Liberdade individual

Apesar de já existir lei que permita decisões como essa, a dimensão que tomou o Covid-19 não permite que se aguarde manifestação do Poder Judiciário para que sejam tomadas medidas como isolamento domiciliar, internação hospitalar e realização de testes que detectam a doença. A portaria entra em cena para permitir que gestores locais do Sistema Único de Saúde (SUS), profissionais de saúde, dirigentes da administração hospitalar e agentes de vigilância epidemiológica determinem o isolamento ou a realização compulsória de exames médicos, testes laboratoriais e tratamentos médicos específicos. Permite, ainda, que se solicite auxílio de força policial para que as referidas medidas sejam cumpridas.

Essa decisão suscita questões de ordem constitucional e política: o direito à saúde é mais relevante que o direito à liberdade de cada cidadão? Essa questão deve analisada caso a caso. Há casos em que a circulação de indivíduos que carregam certas doenças podem promover a disseminação de problemas de saúde, a consequente superlotação de hospitais e a incapacidade de o Estado garantir o direito à saúde, previsto na Constituição Federal.

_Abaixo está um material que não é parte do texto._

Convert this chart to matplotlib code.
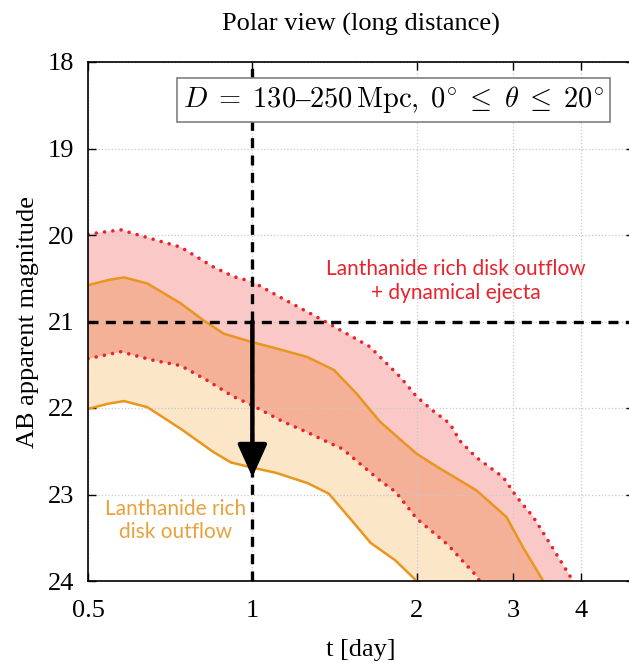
import matplotlib
matplotlib.use("Agg")
import matplotlib.pyplot as plt
import numpy as np

# lanthanide rich disk outflow + dynamical ejecta (red dotted band)
t_red_up = [0.5, 0.574, 0.651, 0.739, 0.849, 0.923, 1.0, 1.125, 1.35, 1.64, 1.714, 1.865,
            2.0, 2.14, 2.30, 2.40, 2.57, 2.88, 3.05, 3.27, 3.51, 3.84, 3.88]
m_red_up = [19.99, 19.94, 20.04, 20.14, 20.37, 20.48, 20.54, 20.72, 20.99, 21.29, 21.41, 21.64,
            21.87, 22.03, 22.18, 22.38, 22.57, 22.80, 23.03, 23.26, 23.57, 23.97, 24.05]
t_red_lo = [0.5, 0.574, 0.66, 0.739, 0.826, 0.924, 1.0, 1.14, 1.26, 1.39, 1.46, 1.714, 1.83,
            2.0, 2.28, 2.42, 2.59, 2.62]
m_red_lo = [21.43, 21.35, 21.45, 21.51, 21.68, 21.87, 21.97, 22.16, 22.28, 22.41, 22.47, 22.84, 22.97,
            23.28, 23.58, 23.76, 23.96, 24.05]

# lanthanide rich disk outflow (orange solid band)
t_or_up = [0.5, 0.545, 0.582, 0.642, 0.739, 0.815, 0.886, 1.0, 1.09, 1.26, 1.41, 1.55, 1.714,
           2.0, 2.18, 2.57, 2.92, 3.13, 3.41, 3.45]
m_or_up = [20.58, 20.52, 20.49, 20.56, 20.79, 20.99, 21.14, 21.24, 21.30, 21.41, 21.56, 21.83, 22.16,
           22.53, 22.68, 22.95, 23.26, 23.61, 24.0, 24.05]
t_or_lo = [0.5, 0.545, 0.582, 0.642, 0.739, 0.849, 0.914, 1.0, 1.106, 1.264, 1.38, 1.53, 1.647,
           1.826, 2.0, 2.02]
m_or_lo = [22.01, 21.95, 21.92, 21.99, 22.24, 22.51, 22.63, 22.69, 22.75, 22.87, 22.99, 23.32, 23.56,
           23.76, 24.0, 24.05]

xticks = [0.5, 1, 2, 3, 4]
yticks = [18, 19, 20, 21, 22, 23, 24]

red = '#e8232c'
orange = '#e8961e'

plt.rcParams['font.family'] = ['Liberation Serif', 'DejaVu Serif']
plt.rcParams['mathtext.fontset'] = 'cm'

fig = plt.figure(figsize=(6.29, 6.69), dpi=100)
ax = fig.add_axes([88/629, 88/669, (634-88)/629, (581-62)/669])

def band(tu, mu, tl, ml):
    return np.concatenate([tu, tl[::-1]]), np.concatenate([mu, ml[::-1]])

x, y = band(t_red_up, m_red_up, t_red_lo, m_red_lo)
ax.fill(x, y, color='#fbc8c8', lw=0, zorder=1)
x, y = band(t_or_up, m_or_up, t_or_lo, m_or_lo)
ax.fill(x, y, color='#fbe6c8', lw=0, zorder=1)
x, y = band(t_or_up, m_or_up, t_red_lo, m_red_lo)
ax.fill(x, y, color='#f5b197', lw=0, zorder=1.5)

dots = (0, (0.01, 2.3))
ax.plot(t_red_up, m_red_up, color=red, lw=2.6, ls=dots, dash_capstyle='round', zorder=3)
ax.plot(t_red_lo, m_red_lo, color=red, lw=2.6, ls=dots, dash_capstyle='round', zorder=3)
ax.plot(t_or_up, m_or_up, color=orange, lw=1.8, zorder=3)
ax.plot(t_or_lo, m_or_lo, color=orange, lw=1.8, zorder=3)

# 21 mag limit and 1 day
ax.axhline(21, color='k', lw=2.4, ls=(0, (3, 2.2)), zorder=4)
ax.axvline(1, color='k', lw=2.4, ls=(0, (3, 2.2)), zorder=4)
ax.annotate('', xy=(1, 22.8), xytext=(1, 21),
            arrowprops=dict(arrowstyle='-|>,head_length=1.0,head_width=0.45', mutation_scale=20,
                            lw=3.2, color='k', shrinkA=0, shrinkB=0), zorder=5)

ax.text(2.36, 20.53, 'Lanthanide rich disk outflow\n+ dynamical ejecta', color=red,
        family='Lato', fontsize=15, ha='center', va='center', linespacing=1.25, zorder=6)
ax.text(0.723, 23.30, 'Lanthanide rich\ndisk outflow', color='#e9a23b',
        family='Lato', fontsize=15, ha='center', va='center', linespacing=1.2, zorder=6)

ax.text(0.56, 0.927,
        r'$D\;=\;130$–$250\,\mathrm{Mpc},\;0^{\circ}\;\leq\;\theta\;\leq\;20^{\circ}$',
        transform=ax.transAxes, fontsize=20.5, ha='center', va='center', zorder=7,
        bbox=dict(boxstyle='square,pad=0.22', fc='white', ec='#808080', lw=1.2))

ax.set_xscale('log')
ax.set_xlim(0.5, 5.0)
ax.set_ylim(24, 18)
ax.set_xticks(xticks)
ax.set_xticklabels([str(v) for v in xticks])
ax.xaxis.set_minor_locator(matplotlib.ticker.NullLocator())
ax.set_yticks(yticks)
ax.tick_params(direction='in', top=True, right=True, length=6, width=1, labelsize=19)
ax.tick_params(axis='x', pad=14)
ax.tick_params(axis='y', pad=10)
ax.grid(color='#c8c8c8', ls=':', lw=0.9)
ax.set_axisbelow(False)
for s in ax.spines.values():
    s.set_linewidth(1.2)
    s.set_zorder(8)

ax.set_xlabel('t [day]', fontsize=19, labelpad=12)
ax.set_ylabel('AB apparent magnitude', fontsize=19, labelpad=6)
fig.text(361/629, 1 - 24/669, 'Polar view (long distance)', fontsize=19, ha='center', va='center')

fig.savefig('out.png', dpi=100)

A discussão a respeito da internação compulsória de indivíduos portadores de doenças infecciosas já ocorria para casos de tuberculose, por exemplo. Há numerosas recomendações e decisões judiciais que permitem o internamento compulsório para a continuidade do tratamento contra a referida doença. Também nas circunstâncias atuais, de guerra contra o Covid-19, o direito à saúde coletiva se sobressai ao direito à liberdade individual dos que estão contagiados ou com grave suspeita de contágio pelo Sars-CoV2.

O problema de saúde pública exige que o Estado adote ações para preservar tanto a saúde e a integridade do doente, quanto de toda a coletividade, que fica exposta à contaminação dos indivíduos que recusam tratamento. É precisamente em momentos como este que modelos de governança global ganham relevância, como a força vinculante dos tratados internacionais e os entendimentos fixados em soft law – diretrizes, resoluções e declarações que, apesar de não terem força de lei, gozam de prestígio internacional, por exemplo a Agenda 21, documento estabelecido com a finalidade da cooperação das nações em temas relacionados a problemas socioambientais.

Decisão acertada

Assim sendo, acertada é a decisão tomada com o intuito de reduzir o risco de exposição ao vírus. Não são medidas arbitrárias, mas postura inspirada em outras nações (como Reino Unido, Estados Unidos, União Europeia, China) que não medem esforços para buscar a segurança dos seus. O manifesto perigo de dano da epidemia, que repercute até mesmo na economia global, exige decisões assim, que apesar de ousadas, são plenamente legais.

Do ponto de vista político, há uma interessante manifestação em relação à participação dos diferentes Estados soberanos. Há ainda de se observar a necessidade da cooperação internacional na solução desta crise, seja pela criação de vacinas e adoção de outras medidas profiláticas, seja pelo apoio financeiro à economia global. Os pontos extremos da globalização ou dos nacionalismos, bem como a atuação do Estado em cooperação com o privado, quebrando o paradigma da necessidade de um Estado mínimo ou máximo para a solução dos problemas, precisam encontrar a virtude no ponto médio comum.

A isso se soma a indispensável solidariedade entre países, que devem adotar um comportamento apto a mitigar os efeitos da pandemia na vida de cada ser humano, não procurar culpados pela expansão do vírus. Os ensinamentos do gênio Aristóteles mostram-se apropriados para a situação atual: o mundo da política sozinho não trará a paz e a solução para todos os problemas mundiais, mas a sua ausência é o pior dos cenários.

Bruno Luís Talpai é advogado, bacharel em Direito pela Pontifícia Universidade Católica de São Paulo- PUC/SP, mestrando em Direito do Estado pela Universidade de São Paulo, mestrando em Direito Constitucional e Processual Tributário pela Pontifícia Universidade Católica de São Paulo e pós-graduando em Ciência Política pela Fundação Escola de Sociologia e Política de São Paulo.

Pedro Gonet Branco é estudante visitante da Universidade UC Berkeley, graduando em Direito pela Universidade de Brasília. Editor-chefe da Revista dos Estudantes de Direito da Universidade de Brasília.